From my basic understanding of very elementary topological string theory, we take the product of a Calabi-Yau threefold $X$ and our known and loved Minkowski space $M$, to get a ten-dimensional spacetime $M \times X$. Now, I know relativistically, the time "direction" depends on the observer in $M$, but regardless, the one time dimension definitely is one of the four dimensions of $M$.
It's this point which confuses me when it comes to topological strings studied as maps from algebraic curves into a fixed Calabi-Yau manifold. Certainly, identifying a string with an algebraic curve is taking into account its motion through time. And yet you're embedding it into a single fiber of $M \times X$ above some fixed point in $M$. In other words, the curve represents a string moving in time, yet since time is a direction in $M$, youre mapping the curve into something sitting at one point in time!
To take the simplest possible example, if you had a spacetime $\mathbb{R} \times S^{1}$, where the unbounded component was time, and the compact component was space, a string moving in time would be a cylinder living in this background. And yet the topological string/ Gromov-Witten slogan would be "let's map a cylinder into $S^{1}$."
Where exactly is my understanding abandoning me here?
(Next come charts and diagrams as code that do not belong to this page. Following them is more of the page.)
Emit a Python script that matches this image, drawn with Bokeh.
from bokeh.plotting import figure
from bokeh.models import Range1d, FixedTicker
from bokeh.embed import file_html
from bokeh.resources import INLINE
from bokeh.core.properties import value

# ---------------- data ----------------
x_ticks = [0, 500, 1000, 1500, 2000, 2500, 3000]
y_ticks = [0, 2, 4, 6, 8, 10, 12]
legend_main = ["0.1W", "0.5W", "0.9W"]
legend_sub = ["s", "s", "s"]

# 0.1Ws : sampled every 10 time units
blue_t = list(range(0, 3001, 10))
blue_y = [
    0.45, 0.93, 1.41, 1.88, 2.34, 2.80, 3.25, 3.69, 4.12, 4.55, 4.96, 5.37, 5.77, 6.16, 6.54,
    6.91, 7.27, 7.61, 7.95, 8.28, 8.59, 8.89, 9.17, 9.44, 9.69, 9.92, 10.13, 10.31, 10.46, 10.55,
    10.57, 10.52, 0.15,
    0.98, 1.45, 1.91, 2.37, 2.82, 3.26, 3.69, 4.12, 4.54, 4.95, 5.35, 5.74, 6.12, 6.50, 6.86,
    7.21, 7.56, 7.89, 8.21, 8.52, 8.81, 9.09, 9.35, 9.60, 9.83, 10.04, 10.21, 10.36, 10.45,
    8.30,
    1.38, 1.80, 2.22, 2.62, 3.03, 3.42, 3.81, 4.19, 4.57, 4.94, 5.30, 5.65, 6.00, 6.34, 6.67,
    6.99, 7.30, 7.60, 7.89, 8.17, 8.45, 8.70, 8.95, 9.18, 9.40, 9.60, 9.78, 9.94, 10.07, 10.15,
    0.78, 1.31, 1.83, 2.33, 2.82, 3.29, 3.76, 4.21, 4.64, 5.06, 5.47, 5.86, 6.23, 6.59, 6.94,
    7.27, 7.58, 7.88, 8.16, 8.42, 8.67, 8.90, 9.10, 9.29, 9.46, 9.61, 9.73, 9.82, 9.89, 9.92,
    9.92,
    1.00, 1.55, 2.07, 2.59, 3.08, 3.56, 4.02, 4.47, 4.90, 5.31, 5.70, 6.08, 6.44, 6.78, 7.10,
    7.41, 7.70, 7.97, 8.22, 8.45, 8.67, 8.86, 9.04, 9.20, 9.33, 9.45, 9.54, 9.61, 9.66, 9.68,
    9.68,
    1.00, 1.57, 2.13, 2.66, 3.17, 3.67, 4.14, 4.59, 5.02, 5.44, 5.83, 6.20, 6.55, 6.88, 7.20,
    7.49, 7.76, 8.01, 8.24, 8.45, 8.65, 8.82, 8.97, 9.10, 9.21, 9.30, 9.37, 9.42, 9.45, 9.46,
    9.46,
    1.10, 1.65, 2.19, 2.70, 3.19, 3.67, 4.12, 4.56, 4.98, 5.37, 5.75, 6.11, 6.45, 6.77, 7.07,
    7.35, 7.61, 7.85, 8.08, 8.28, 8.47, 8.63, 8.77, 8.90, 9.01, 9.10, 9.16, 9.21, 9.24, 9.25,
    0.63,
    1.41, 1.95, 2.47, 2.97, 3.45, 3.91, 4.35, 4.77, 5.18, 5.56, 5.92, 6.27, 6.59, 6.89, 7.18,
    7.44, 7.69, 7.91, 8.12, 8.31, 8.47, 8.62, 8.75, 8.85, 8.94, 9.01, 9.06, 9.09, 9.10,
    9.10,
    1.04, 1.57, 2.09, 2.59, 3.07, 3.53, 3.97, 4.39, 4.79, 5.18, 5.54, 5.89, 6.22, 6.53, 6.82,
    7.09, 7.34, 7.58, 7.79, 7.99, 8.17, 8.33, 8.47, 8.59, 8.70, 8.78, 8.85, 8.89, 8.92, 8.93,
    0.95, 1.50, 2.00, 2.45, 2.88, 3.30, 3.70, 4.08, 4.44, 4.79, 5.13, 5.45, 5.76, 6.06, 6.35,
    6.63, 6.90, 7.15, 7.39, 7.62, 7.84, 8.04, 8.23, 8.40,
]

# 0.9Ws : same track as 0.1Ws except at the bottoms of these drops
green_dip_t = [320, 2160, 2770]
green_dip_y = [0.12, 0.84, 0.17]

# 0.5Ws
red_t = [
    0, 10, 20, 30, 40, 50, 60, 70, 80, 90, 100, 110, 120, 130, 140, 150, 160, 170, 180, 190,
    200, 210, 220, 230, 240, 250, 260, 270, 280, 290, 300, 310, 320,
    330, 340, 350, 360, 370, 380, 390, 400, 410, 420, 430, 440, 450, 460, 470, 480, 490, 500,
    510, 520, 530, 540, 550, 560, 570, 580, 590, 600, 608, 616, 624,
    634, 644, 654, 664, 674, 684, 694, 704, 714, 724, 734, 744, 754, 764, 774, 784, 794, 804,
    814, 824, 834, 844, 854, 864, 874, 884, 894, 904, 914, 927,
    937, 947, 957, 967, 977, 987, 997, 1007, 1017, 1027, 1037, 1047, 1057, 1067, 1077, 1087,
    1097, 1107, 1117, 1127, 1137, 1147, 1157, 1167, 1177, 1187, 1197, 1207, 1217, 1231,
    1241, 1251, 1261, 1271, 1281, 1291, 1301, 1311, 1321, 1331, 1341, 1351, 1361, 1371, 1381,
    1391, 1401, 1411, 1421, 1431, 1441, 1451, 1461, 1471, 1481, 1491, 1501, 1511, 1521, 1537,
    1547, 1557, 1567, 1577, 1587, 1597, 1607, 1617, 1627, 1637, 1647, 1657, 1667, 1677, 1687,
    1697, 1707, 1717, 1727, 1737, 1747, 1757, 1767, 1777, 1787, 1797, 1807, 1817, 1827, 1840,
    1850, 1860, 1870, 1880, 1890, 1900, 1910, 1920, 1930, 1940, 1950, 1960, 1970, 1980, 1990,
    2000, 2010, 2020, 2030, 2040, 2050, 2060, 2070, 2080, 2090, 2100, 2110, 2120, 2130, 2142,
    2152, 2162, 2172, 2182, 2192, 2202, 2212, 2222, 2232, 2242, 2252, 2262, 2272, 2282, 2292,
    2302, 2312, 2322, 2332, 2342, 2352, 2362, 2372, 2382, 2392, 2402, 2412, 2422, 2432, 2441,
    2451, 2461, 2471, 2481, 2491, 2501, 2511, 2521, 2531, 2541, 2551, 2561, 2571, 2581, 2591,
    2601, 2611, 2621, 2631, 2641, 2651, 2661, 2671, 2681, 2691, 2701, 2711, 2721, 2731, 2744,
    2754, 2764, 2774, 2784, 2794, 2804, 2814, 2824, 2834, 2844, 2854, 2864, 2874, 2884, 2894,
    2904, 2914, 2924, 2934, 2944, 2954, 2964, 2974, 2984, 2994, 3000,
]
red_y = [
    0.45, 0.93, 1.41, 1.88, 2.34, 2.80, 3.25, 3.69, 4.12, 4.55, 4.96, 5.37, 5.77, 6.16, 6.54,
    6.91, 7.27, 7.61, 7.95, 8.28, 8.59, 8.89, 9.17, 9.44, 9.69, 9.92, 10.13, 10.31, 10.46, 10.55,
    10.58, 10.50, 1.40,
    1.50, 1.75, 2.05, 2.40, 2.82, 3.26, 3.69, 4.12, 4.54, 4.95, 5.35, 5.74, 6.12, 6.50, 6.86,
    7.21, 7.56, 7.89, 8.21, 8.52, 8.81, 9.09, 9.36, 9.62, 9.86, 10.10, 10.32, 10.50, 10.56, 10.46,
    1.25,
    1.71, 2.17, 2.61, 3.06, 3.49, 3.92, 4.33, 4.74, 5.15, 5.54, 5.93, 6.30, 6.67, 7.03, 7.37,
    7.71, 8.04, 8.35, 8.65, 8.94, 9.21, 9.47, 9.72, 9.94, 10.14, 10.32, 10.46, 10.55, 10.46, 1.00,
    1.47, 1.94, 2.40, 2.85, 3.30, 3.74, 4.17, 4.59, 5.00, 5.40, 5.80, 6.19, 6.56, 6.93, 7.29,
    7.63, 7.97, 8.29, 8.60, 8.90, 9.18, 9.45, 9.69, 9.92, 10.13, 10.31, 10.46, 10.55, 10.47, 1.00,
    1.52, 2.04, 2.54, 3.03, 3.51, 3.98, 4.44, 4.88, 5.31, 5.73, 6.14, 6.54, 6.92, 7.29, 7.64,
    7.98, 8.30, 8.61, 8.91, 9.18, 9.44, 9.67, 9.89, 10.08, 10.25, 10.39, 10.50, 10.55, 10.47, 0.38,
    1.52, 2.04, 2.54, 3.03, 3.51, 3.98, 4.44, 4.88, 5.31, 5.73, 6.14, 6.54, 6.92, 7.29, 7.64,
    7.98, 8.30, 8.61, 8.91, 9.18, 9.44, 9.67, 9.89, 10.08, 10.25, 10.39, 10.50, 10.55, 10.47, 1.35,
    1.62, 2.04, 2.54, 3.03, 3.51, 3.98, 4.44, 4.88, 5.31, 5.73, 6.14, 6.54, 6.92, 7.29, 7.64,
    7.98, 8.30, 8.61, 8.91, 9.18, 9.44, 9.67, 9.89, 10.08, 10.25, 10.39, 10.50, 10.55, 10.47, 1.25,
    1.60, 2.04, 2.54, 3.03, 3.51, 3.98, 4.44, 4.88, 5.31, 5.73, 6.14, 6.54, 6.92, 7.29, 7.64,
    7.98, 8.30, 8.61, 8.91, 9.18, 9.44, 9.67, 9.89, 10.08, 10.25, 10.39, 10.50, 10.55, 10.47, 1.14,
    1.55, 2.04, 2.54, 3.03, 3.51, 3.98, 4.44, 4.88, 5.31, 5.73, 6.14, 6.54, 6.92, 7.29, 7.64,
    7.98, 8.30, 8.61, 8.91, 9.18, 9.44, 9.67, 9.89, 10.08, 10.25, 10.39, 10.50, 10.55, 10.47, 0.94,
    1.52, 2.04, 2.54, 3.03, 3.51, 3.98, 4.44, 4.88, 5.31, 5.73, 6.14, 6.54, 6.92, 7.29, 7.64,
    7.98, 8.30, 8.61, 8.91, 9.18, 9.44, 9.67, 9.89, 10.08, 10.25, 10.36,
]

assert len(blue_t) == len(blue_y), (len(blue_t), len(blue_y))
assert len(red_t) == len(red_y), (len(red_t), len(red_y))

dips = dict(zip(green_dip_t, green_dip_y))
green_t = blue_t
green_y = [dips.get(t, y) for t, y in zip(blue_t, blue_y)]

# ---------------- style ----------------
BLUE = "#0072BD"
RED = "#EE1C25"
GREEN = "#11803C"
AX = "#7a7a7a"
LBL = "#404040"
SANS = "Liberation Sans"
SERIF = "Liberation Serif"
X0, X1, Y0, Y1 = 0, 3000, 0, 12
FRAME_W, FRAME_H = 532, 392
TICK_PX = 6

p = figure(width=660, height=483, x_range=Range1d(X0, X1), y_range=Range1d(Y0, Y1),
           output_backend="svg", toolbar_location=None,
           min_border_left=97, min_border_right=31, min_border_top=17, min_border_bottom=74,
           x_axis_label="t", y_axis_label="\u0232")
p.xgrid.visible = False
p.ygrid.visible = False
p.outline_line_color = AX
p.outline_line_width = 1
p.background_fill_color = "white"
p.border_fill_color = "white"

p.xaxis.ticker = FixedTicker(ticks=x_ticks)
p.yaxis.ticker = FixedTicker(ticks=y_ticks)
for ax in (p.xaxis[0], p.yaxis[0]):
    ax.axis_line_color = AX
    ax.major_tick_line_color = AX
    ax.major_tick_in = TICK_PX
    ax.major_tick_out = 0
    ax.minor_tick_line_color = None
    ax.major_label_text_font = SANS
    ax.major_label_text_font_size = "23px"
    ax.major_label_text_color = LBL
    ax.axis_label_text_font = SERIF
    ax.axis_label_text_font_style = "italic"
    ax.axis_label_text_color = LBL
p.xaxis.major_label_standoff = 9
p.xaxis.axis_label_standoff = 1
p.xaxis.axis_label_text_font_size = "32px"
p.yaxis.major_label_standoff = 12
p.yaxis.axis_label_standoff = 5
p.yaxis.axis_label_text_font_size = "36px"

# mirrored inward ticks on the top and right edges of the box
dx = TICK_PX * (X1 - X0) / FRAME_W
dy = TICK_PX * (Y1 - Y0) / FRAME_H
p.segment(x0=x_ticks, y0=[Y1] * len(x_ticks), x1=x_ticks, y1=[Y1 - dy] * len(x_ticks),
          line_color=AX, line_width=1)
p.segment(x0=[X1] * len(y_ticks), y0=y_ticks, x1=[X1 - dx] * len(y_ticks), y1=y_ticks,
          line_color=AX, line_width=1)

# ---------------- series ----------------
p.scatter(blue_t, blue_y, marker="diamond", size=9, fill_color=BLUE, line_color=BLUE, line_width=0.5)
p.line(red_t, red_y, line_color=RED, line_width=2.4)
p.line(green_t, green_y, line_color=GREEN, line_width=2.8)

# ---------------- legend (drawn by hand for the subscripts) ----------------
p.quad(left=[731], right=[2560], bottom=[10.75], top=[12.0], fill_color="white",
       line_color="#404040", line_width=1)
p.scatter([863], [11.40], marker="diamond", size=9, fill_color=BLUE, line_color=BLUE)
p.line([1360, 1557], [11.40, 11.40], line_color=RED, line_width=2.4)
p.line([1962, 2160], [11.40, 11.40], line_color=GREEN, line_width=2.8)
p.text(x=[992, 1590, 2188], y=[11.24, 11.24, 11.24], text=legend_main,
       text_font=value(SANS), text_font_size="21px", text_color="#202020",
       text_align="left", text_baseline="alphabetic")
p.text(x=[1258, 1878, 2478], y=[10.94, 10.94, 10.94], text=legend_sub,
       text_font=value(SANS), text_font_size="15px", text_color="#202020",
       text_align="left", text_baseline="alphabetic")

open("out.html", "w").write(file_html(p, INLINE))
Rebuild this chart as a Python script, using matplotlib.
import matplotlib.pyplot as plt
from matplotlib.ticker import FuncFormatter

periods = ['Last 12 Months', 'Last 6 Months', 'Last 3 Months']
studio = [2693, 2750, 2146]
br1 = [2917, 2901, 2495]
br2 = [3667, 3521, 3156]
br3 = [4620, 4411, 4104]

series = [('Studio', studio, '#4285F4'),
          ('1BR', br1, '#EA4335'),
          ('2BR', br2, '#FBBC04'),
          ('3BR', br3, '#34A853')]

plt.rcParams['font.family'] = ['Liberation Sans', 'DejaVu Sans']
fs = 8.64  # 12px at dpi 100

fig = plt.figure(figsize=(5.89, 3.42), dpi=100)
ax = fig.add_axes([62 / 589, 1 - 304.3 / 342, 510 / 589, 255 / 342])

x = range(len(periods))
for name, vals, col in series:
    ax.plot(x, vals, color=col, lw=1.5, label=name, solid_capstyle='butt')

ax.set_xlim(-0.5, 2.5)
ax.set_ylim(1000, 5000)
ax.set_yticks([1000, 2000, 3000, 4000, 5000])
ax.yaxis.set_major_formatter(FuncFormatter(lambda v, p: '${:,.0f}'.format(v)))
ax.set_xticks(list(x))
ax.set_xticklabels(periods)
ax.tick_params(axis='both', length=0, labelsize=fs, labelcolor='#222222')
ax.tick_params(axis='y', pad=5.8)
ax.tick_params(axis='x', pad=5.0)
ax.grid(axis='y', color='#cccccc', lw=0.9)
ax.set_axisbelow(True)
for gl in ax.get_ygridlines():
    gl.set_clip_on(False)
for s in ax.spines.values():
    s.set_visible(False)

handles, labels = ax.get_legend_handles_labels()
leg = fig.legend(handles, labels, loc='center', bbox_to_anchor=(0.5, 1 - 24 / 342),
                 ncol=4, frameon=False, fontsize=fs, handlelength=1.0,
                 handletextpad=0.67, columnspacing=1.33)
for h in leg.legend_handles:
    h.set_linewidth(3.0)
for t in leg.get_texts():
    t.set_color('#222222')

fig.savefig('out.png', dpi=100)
Resolution: If I'm understanding correctly, my issue was arising from a confusion about the full, physical string theory vs. the topological sector of a string theory. I suppose topological string amplitudes compute highly interesting quantities (both mathematically and physically) despite this lack of an interpretation of moving in the time direction of the spacetime. As a mathematician, I'm more than happy with this resolution! I think in topological field theory, you have something similar: it may be very physically unrealistic to have something like the energy-momentum tensor having zero expectation value, but it nontheless, gives rise to an interesting topological sub-sector of a full, physical QFT.